The parking lot at my office is half-empty. The government is out of town. The experts I call to chat about the productivity problem are all on vacation. Even nervous breakdowns are on hold until next week, when the psychiatrists are back from the shore.

From where I sit, the entire country can be seen sliding down summer. At the very end of it, the peak of it, the sag of it, comes the long and luxurious weekend we name, ironically, after labor.

Labor Day, Labor Day Weekend. We have one national day dedicated to the glorification of work, and every year we honor it by taking a day off. We celebrate labor by committing leisure. Leisure Day Weekend.

Well, I suppose there is something traditional about this. Even the Creator, who presumably liked his work, took a day off to relax.

As for humans, our work history is largely a tale of trying to escape from hard work. The ax, the yoke, the computer, were inventions by those who wanted to work easier, not harder. The history of labor, for its part, was a chronicle of people trying to earn more and labor less.

In classical Greek a word for work also meant pain and sorrow. In that and other ancient cultures, work was a terrible necessity and the worker little more than a slave. Freedom was, literally, for the leisure class.

It was not until Protestantism dovetailed with capitalism that work became a virtue and sloth became a sin. The work ethic has come down to us in a typically secular American form, as the desire to do good work for its own sake.

But on this Labor Day, the air is likely to be full of glib eulogies for the death of that brief heyday of the work ethic. There is a general assumption by executives and analysts, all in their August idylls, that the only real workers today are made in Japan.

Our values, we read, have turned limp and our economy has turned soft. We work for paychecks and long weekends, instead of pride. Indeed, there is a streak of Reaganomics that believes the only way to motivate American workers is to scare them straight with unemployment charts.

But in fact the work ethic is as healthy as it ever was. It appears that Americans have a greater desire to find satisfaction in their work than the Greeks could have imagined. Two years ago, a Gallup poll showed that 88 percent of us believe in the work ethic. Now, a Public Agenda study says that 80 percent of us endorse the same ethic while only 17 percent see work as an unpleasant necessity.

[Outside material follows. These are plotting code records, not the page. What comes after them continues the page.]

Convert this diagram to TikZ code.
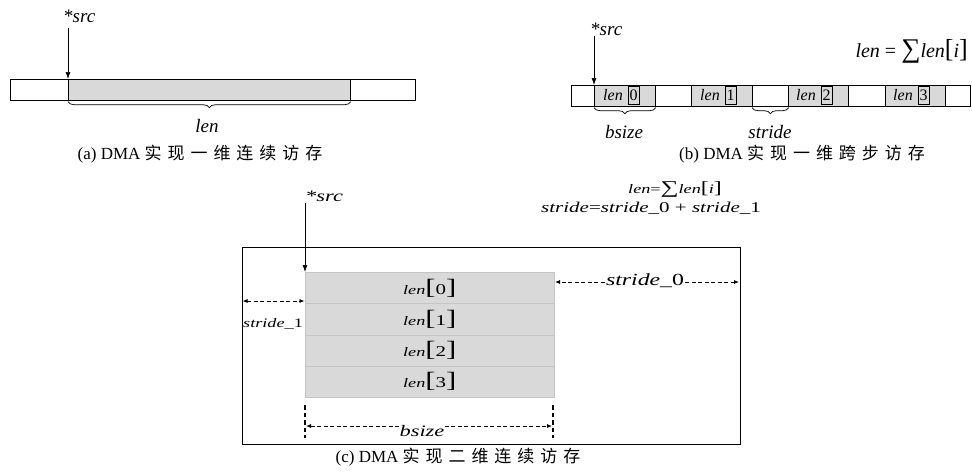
\documentclass[tikz,border=0pt]{standalone}
\usepackage{fontspec}
\setmainfont{Liberation Serif}
\newfontfamily\cjk{Noto Sans CJK SC}
\newfontfamily\cfont[FakeStretch=1.4]{Liberation Serif}
\usetikzlibrary{arrows.meta,decorations.pathreplacing}
\definecolor{cellgray}{HTML}{D9D9D9}
\definecolor{rowline}{HTML}{C4C4C4}
\newcommand{\fs}[1]{\fontsize{#1}{#1}\selectfont}
\newcommand{\zh}[2]{{\cjk\fs{17}\addfontfeature{LetterSpace=#1}#2}}
\begin{document}
\begin{tikzpicture}[x=1pt,y=-1pt,
  cell/.style={draw=black, line width=0.7pt, inner sep=0pt, anchor=north west, minimum height=21pt},
  gcell/.style={cell, fill=cellgray},
  digbox/.style={draw=black, line width=0.6pt, inner sep=0pt, minimum width=11pt, minimum height=18pt, font=\fs{16}},
  cellt/.style={inner sep=0pt, font=\fs{16}\itshape},
  arr/.style={line width=0.7pt, -{Latex[length=7pt,width=5pt]}},
  brace/.style={decorate, decoration={brace, amplitude=6pt, raise=1pt}, line width=0.7pt},
  lab/.style={inner sep=0pt, font=\fs{19}\itshape},
  captxt/.style={inner sep=0pt, font=\fs{17}},
  row/.style={draw=rowline, fill=cellgray, line width=0.6pt, inner sep=0pt, anchor=north west,
    minimum width=249pt, minimum height=31.25pt},
  clab/.style={inner sep=0pt, font=\cfont\itshape\fs{16}},
  darr/.style={line width=0.8pt, dash pattern=on 4pt off 2.5pt, -{Latex[length=5pt,width=4pt]}},
  vdash/.style={line width=1.2pt, dash pattern=on 4.5pt off 3pt}
]
\useasboundingbox (0,0) rectangle (972,475);

% ---------- (a)
\node[cell, minimum width=405pt] (abar) at (10,79) {};
\node[gcell, minimum width=282pt] (agray) at (68,79) {};
\node[lab, anchor=base west] (asrc) at (63,22) {*src};
\coordinate (aarrtop) at (68,28);
\draw[arr] (aarrtop) -- (agray.north west);
\draw[brace] (agray.south east) -- (agray.south west);
\node[lab] (alen) at (207,126) {len};
\node[captxt] (acap) at (200,154) {(a) DMA \zh{35}{实现一维连续访存}};

% ---------- (b)
\node[cell, minimum width=399pt] (bbar) at (571,85) {};
\node[cell, minimum width=23pt] (bw0) at (571,85) {};
\node[gcell, minimum width=61pt] (bg0) at (594,85) {};
\node[cell, minimum width=36pt] (bw1) at (655,85) {};
\node[gcell, minimum width=61pt] (bg1) at (691,85) {};
\node[cell, minimum width=36pt] (bw2) at (752,85) {};
\node[gcell, minimum width=60pt] (bg2) at (788,85) {};
\node[cell, minimum width=37pt] (bw3) at (848,85) {};
\node[gcell, minimum width=60pt] (bg3) at (885,85) {};
\node[cell, minimum width=25pt] (bw4) at (945,85) {};
\node[cellt] (bl0) at (613,95.5) {len};
\node[digbox] (bd0) at (633.5,95.5) {0};
\node[cellt] (bl1) at (710,95.5) {len};
\node[digbox] (bd1) at (730.5,95.5) {1};
\node[cellt] (bl2) at (806,95.5) {len};
\node[digbox] (bd2) at (826.5,95.5) {2};
\node[cellt] (bl3) at (903,95.5) {len};
\node[digbox] (bd3) at (923.5,95.5) {3};
\node[lab, anchor=base west] (bsrc) at (590,35) {*src};
\coordinate (barrtop) at (594,36);
\draw[arr] (barrtop) -- (bg0.north west);
\draw[brace] (bg0.south east) -- (bg0.south west);
\node[lab] (bbs) at (624,132) {bsize};
\draw[brace] (bw2.south east) -- (bw2.south west);
\node[lab] (bst) at (770,132) {stride};
\node[lab, font=\fs{20}\itshape, anchor=east] (bform) at (968,51) {len {\upshape=} {\upshape\fs{27}∑}len{\upshape\fs{26}[}i{\upshape\fs{26}]}};
\node[captxt] (bcap) at (802,154) {(b) DMA \zh{35}{实现一维跨步访存}};

% ---------- (c)
\node[draw=black, line width=0.7pt, inner sep=0pt, anchor=north west,
  minimum width=498pt, minimum height=197pt] (cbox) at (242,247) {};
\node[row] (r0) at (305,272) {\cfont\itshape\fs{13}len{\upshape\fs{22}[}{\upshape\fs{15}0}{\upshape\fs{22}]}};
\node[row] (r1) at (305,303.25) {\cfont\itshape\fs{13}len{\upshape\fs{22}[}{\upshape\fs{15}1}{\upshape\fs{22}]}};
\node[row] (r2) at (305,334.5) {\cfont\itshape\fs{13}len{\upshape\fs{22}[}{\upshape\fs{15}2}{\upshape\fs{22}]}};
\node[row] (r3) at (305,365.75) {\cfont\itshape\fs{13}len{\upshape\fs{22}[}{\upshape\fs{15}3}{\upshape\fs{22}]}};
\node[clab, anchor=base west] (csrc) at (305,201) {*src};
\coordinate (carrtop) at (305,203);
\draw[arr] (carrtop) -- (r0.north west);
% stride_1
\coordinate (cs1l) at (242.5,301);
\coordinate (cs1r) at (304.5,301);
\draw[darr, {Latex[length=5pt,width=4pt]}-{Latex[length=5pt,width=4pt]}] (cs1l) -- (cs1r);
\node[clab, font=\cfont\itshape\fs{13}, anchor=west] (cs1lab) at (243,324) {stride\_{\upshape 1}};
% stride_0
\node[clab, font=\cfont\itshape\fs{17}, inner sep=1pt] (cs0lab) at (645,281) {stride\_{\upshape 0}};
\coordinate (cs0a) at (555,282);
\coordinate (cs0b) at (739,282);
\draw[darr] (cs0lab.west |- cs0a) -- (cs0a);
\draw[darr] (cs0lab.east |- cs0b) -- (cs0b);
% bsize
\coordinate (cv1t) at (305,405);
\coordinate (cv1b) at (305,438);
\coordinate (cv2t) at (553,405);
\coordinate (cv2b) at (553,438);
\draw[vdash] (cv1t) -- (cv1b);
\draw[vdash] (cv2t) -- (cv2b);
\node[clab] (cbs) at (422,431) {bsize};
\coordinate (cbl) at (306,426);
\coordinate (cbr) at (552,426);
\draw[darr] (cbs.west |- cbl) -- (cbl);
\draw[darr] (cbs.east |- cbr) -- (cbr);
% formulas
\node[clab, font=\cfont\itshape\fs{13}, anchor=west] (cf1) at (628,190) {len{\upshape=\fs{18}∑}len{\upshape\fs{17}[}i{\upshape\fs{17}]}};
\node[clab, font=\cfont\itshape\fs{15}, anchor=west] (cf2) at (541,208) {stride{\upshape=}stride\_{\upshape 0} {\upshape+} stride\_{\upshape 1}};
\node[captxt] (ccap) at (458,457) {(c) DMA \zh{35}{实现二维连续访存}};
\end{tikzpicture}
\end{document}
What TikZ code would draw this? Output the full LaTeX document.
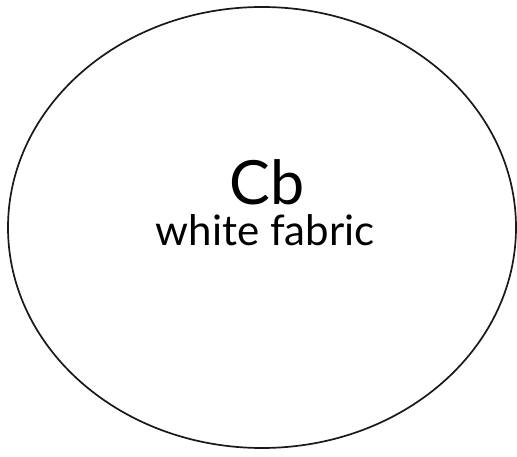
\documentclass[tikz,border=0pt]{standalone}
\usepackage{fontspec}
\setmainfont{Lato}
\begin{document}
\begin{tikzpicture}[x=1pt,y=-1pt,
  outline/.style={draw=black!90,line width=1.7pt},
  bigtext/.style={font=\fontsize{61}{70}\selectfont,anchor=base,inner sep=0pt},
  smalltext/.style={font=\fontsize{42}{50}\selectfont,anchor=base,inner sep=0pt}]
\useasboundingbox (0,0) rectangle (517,457);
\draw[outline] (262,227.5) ellipse [x radius=254, y radius=220.5];
\node[bigtext] (cb) at (267,205) {Cb};
\node[smalltext] (wf) at (265,246) {white fabric};
\end{tikzpicture}
\end{document}
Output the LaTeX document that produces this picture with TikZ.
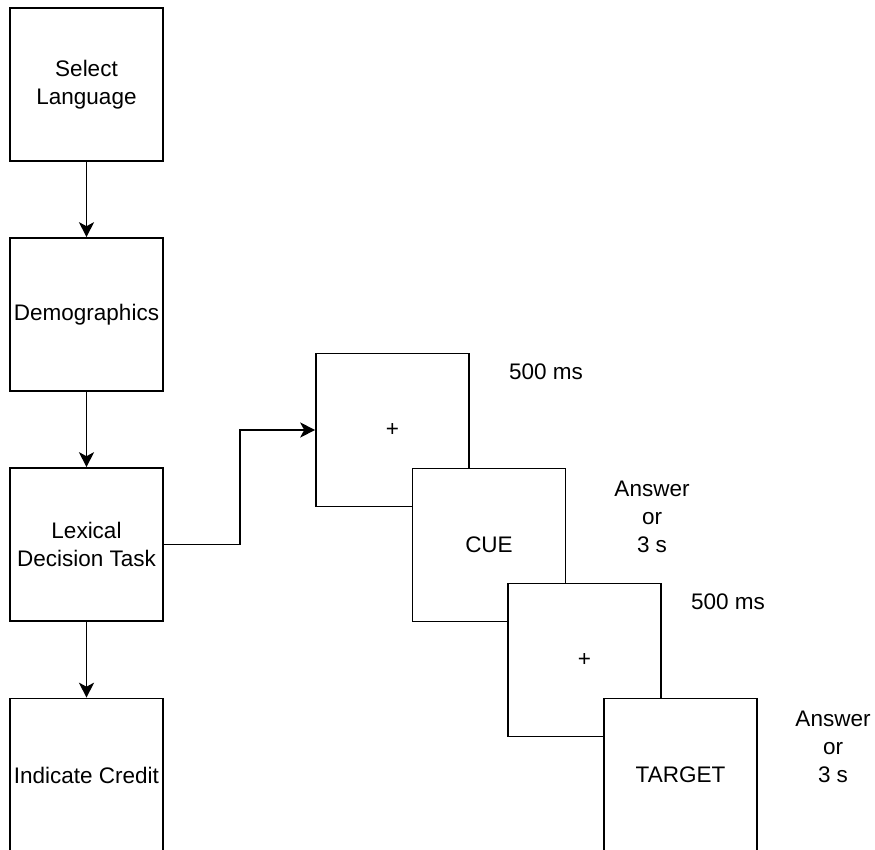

While our belief in the value of work is high, our productivity is low. What's going on? John Immerwahr, who is working with Dan Yankelovich on the Public Agenda Foundation project on this issue, says that our system actually thwarts the desire to find gratification in work.

"Norms like the work ethic are very fragile," says Immerwahr, "and if society doesn't reinforce them they'll shatter."

Today the work ethic often goes unrewarded, even penalized. An overwhelming majority of workers, for example, want to help make industry more productive, but only 9 percent of them think that they would personally benefit if they did. Indeed, Bob Schrank, a work analyst, says pointedly: "It's hard to get people to be productive when all they see around them is layoffs. They figure the more we produce, the less they'll need us." In one decade, the number of people who believe "hard work always pays off" fell from 58 percent to 42 percent.

At the same time our institutions are operating under an old contract, from a time when managers told people what to do and supervised them while they did it. Today there's a greater need for employees who motivate and direct themselves, but management is slow to adjust.

The system of fear and rewards, the stick and the carrot that harnessed past generations, doesn't deal with today's problems of motivation. The terror of unemployment is real, as is the desperation of the unemployed. But as Schrank notes, "The theory that if enough people are out of work, then the rest will knuckle down, just doesn't work. There's a morale problem. Fear doesn't necessarily create any efficiency."

As for payoffs, Immerwahr says that "the old rewards system that offers shorter hours and greater pay is a mismatch." It doesn't match the worker's desires. Even in this economy, when he asked workers the most important things to have on a job, they listed the desire for respect, recognition, and the chance to develop skills and creativity . . . the opportunity to play out their work ethic.

No one is suggesting that we're a nation of closet workaholics, eager to turn in the grill and the hot dogs and the vacation perks for the job. But we are not a people who equate work with sorrow. We are a people who equate work with solid accomplishment and, at best, personal pride.

Emerson once said, "The reward of a thing well done is to have done it." That's still a decent motto especially for a leisurely Labor Day weekend in America.